What is being asked:
Set down, exactly as written, the lines from the top of the data to the line that holds "182, 178, 150];", and omit the pictures.

>> Begin Supplied material

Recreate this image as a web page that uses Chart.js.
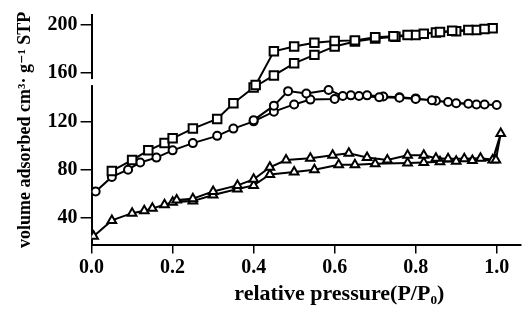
<!DOCTYPE html>
<html lang="en">
<head>
  <meta charset="UTF-8" />
  <title>Isotherms</title>
  <script src="https://cdn.jsdelivr.net/npm/chart.js@4.4.1/dist/chart.umd.min.js"></script>
  <style>
    html, body { margin: 0; padding: 0; background: #fff; }
    #wrap { width: 529px; height: 325px; }
  </style>
</head>
<body>
  <div id="wrap"><canvas id="iso"></canvas></div>

  <script>
    // each sample: adsorption branch up to P/P0 ~ 1, then desorption back down
    const squareX = [0.05, 0.10, 0.14, 0.18, 0.20, 0.25, 0.31, 0.35, 0.40, 0.45, 0.50, 0.55, 0.60, 0.65, 0.70, 0.75, 0.80, 0.85, 0.90, 0.95, 0.99,
                     0.97, 0.93, 0.89, 0.86, 0.82, 0.78, 0.745, 0.70, 0.65, 0.60, 0.55, 0.50, 0.45, 0.405];
    const squareY = [79, 88, 96, 102, 106, 114, 122, 135, 148, 158, 168, 175, 182, 186, 188.5, 190, 191.5, 193.5, 194.5, 195.5, 197,
                     196.5, 195.5, 195, 194, 192.5, 191.5, 190.5, 189.5, 187, 186.5, 185, 182, 178, 150];

    const circleX = [0.01, 0.05, 0.09, 0.12, 0.16, 0.20, 0.25, 0.31, 0.35, 0.40, 0.45, 0.50, 0.54, 0.60, 0.64, 0.68, 0.72, 0.76, 0.80, 0.85, 0.90, 0.95, 1.00,
                     0.97, 0.93, 0.88, 0.84, 0.80, 0.76, 0.71, 0.66, 0.62, 0.585, 0.53, 0.485, 0.45, 0.40];
    const circleY = [62, 74, 80, 86, 90, 96, 102, 108, 114, 120, 128, 134, 138, 138.5, 141.5, 141.5, 140.5, 140, 139, 137, 135, 134, 133.5,
                     134, 134.5, 136, 137.5, 138.5, 139.5, 140, 141, 141, 146, 143, 145, 133, 121];

    const triangleX = [0.005, 0.05, 0.10, 0.13, 0.15, 0.18, 0.20, 0.25, 0.30, 0.36, 0.40, 0.44, 0.50, 0.55, 0.61, 0.65, 0.70, 0.78, 0.82, 0.86, 0.90, 0.94, 0.99, 1.01,
                       0.998, 0.96, 0.92, 0.88, 0.85, 0.82, 0.78, 0.73, 0.68, 0.635, 0.595, 0.54, 0.48, 0.44, 0.40, 0.36, 0.30, 0.25, 0.21];
    const triangleY = [25, 38, 44, 46, 48, 51, 53, 54, 59, 64, 67, 76, 78, 80, 84, 84, 85, 85.5, 86, 86.5, 87, 87.5, 88, 110,
                       88, 89.5, 89, 89, 89.5, 92, 92, 88, 90, 93.5, 92, 89.5, 88, 82, 72, 67, 62, 56, 55];

    const xTicks = [0.0, 0.2, 0.4, 0.6, 0.8, 1.0];
    const yTicks = [40, 80, 120, 160, 200];

    const toPoints = (xs, ys) => xs.map((x, i) => ({ x, y: ys[i] }));

    const serif = '"Liberation Serif", "DejaVu Serif", serif';
    const tickFont = { family: serif, size: 20, weight: 'bold' };

    function series(data, style, radius) {
      return {
        data,
        borderColor: '#000',
        borderWidth: 2,
        pointStyle: style,
        pointRadius: radius,
        pointBorderWidth: 2,
        pointBackgroundColor: '#fff',
        pointBorderColor: '#000',
        tension: 0
      };
    }

    // small break in the y axis line between 150 and 155
    const axisBreak = {
      id: 'axisBreak',
      afterDraw(chart) {
        const y = chart.scales.y;
        const top = y.getPixelForValue(155);
        const bot = y.getPixelForValue(150);
        const ctx = chart.ctx;
        ctx.save();
        ctx.fillStyle = '#fff';
        ctx.fillRect(chart.chartArea.left - 3, top, 6, bot - top);
        ctx.restore();
      }
    };

    new Chart(document.getElementById('iso'), {
      type: 'line',
      data: {
        datasets: [
          series(toPoints(squareX, squareY), 'rect', 6),
          series(toPoints(circleX, circleY), 'circle', 4),
          series(toPoints(triangleX, triangleY), 'triangle', 5)
        ]
      },
      options: {
        responsive: true,
        maintainAspectRatio: false,
        animation: false,
        layout: { padding: { top: 8, right: 2, left: 15, bottom: 17 } },
        plugins: { legend: { display: false }, tooltip: { enabled: false } },
        scales: {
          x: {
            type: 'linear',
            min: 0,
            max: 1.06,
            afterBuildTicks: s => { s.ticks = xTicks.map(v => ({ value: v })); },
            border: { color: '#000', width: 2 },
            grid: { drawOnChartArea: false, tickLength: 9, color: '#000', lineWidth: 1.5 },
            ticks: { color: '#000', font: tickFont, padding: 2, maxRotation: 0, callback: v => v.toFixed(1) },
            // leading spaces push the title a little right of centre
            title: { display: true, text: '            relative pressure(P/P\u2080)', color: '#000', font: { family: serif, size: 22, weight: 'bold' }, padding: { top: 0, bottom: 0 } }
          },
          y: {
            min: 18,
            max: 208,
            afterBuildTicks: s => { s.ticks = yTicks.map(v => ({ value: v })); },
            border: { color: '#000', width: 2 },
            grid: { drawOnChartArea: false, tickLength: 11, color: '#000', lineWidth: 1.5 },
            ticks: { color: '#000', font: tickFont, padding: 3 },
            title: { display: true, text: 'volume adsorbed cm\u00b3\u00b7 g\u207b\u00b9 STP', color: '#000', font: { family: serif, size: 18, weight: 'bold' }, padding: { top: 0, bottom: 8 } }
          }
        }
      },
      plugins: [axisBreak]
    });
  </script>
</body>
</html>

>> End Supplied material

Response:
Recreate this image as a web page that uses Chart.js.
<!DOCTYPE html>
<html lang="en">
<head>
  <meta charset="UTF-8" />
  <title>Isotherms</title>
  <script src="https://cdn.jsdelivr.net/npm/chart.js@4.4.1/dist/chart.umd.min.js"></script>
  <style>
    html, body { margin: 0; padding: 0; background: #fff; }
    #wrap { width: 529px; height: 325px; }
  </style>
</head>
<body>
  <div id="wrap"><canvas id="iso"></canvas></div>

  <script>
    // each sample: adsorption branch up to P/P0 ~ 1, then desorption back down
    const squareX = [0.05, 0.10, 0.14, 0.18, 0.20, 0.25, 0.31, 0.35, 0.40, 0.45, 0.50, 0.55, 0.60, 0.65, 0.70, 0.75, 0.80, 0.85, 0.90, 0.95, 0.99,
                     0.97, 0.93, 0.89, 0.86, 0.82, 0.78, 0.745, 0.70, 0.65, 0.60, 0.55, 0.50, 0.45, 0.405];
    const squareY = [79, 88, 96, 102, 106, 114, 122, 135, 148, 158, 168, 175, 182, 186, 188.5, 190, 191.5, 193.5, 194.5, 195.5, 197,
                     196.5, 195.5, 195, 194, 192.5, 191.5, 190.5, 189.5, 187, 186.5, 185, 182, 178, 150];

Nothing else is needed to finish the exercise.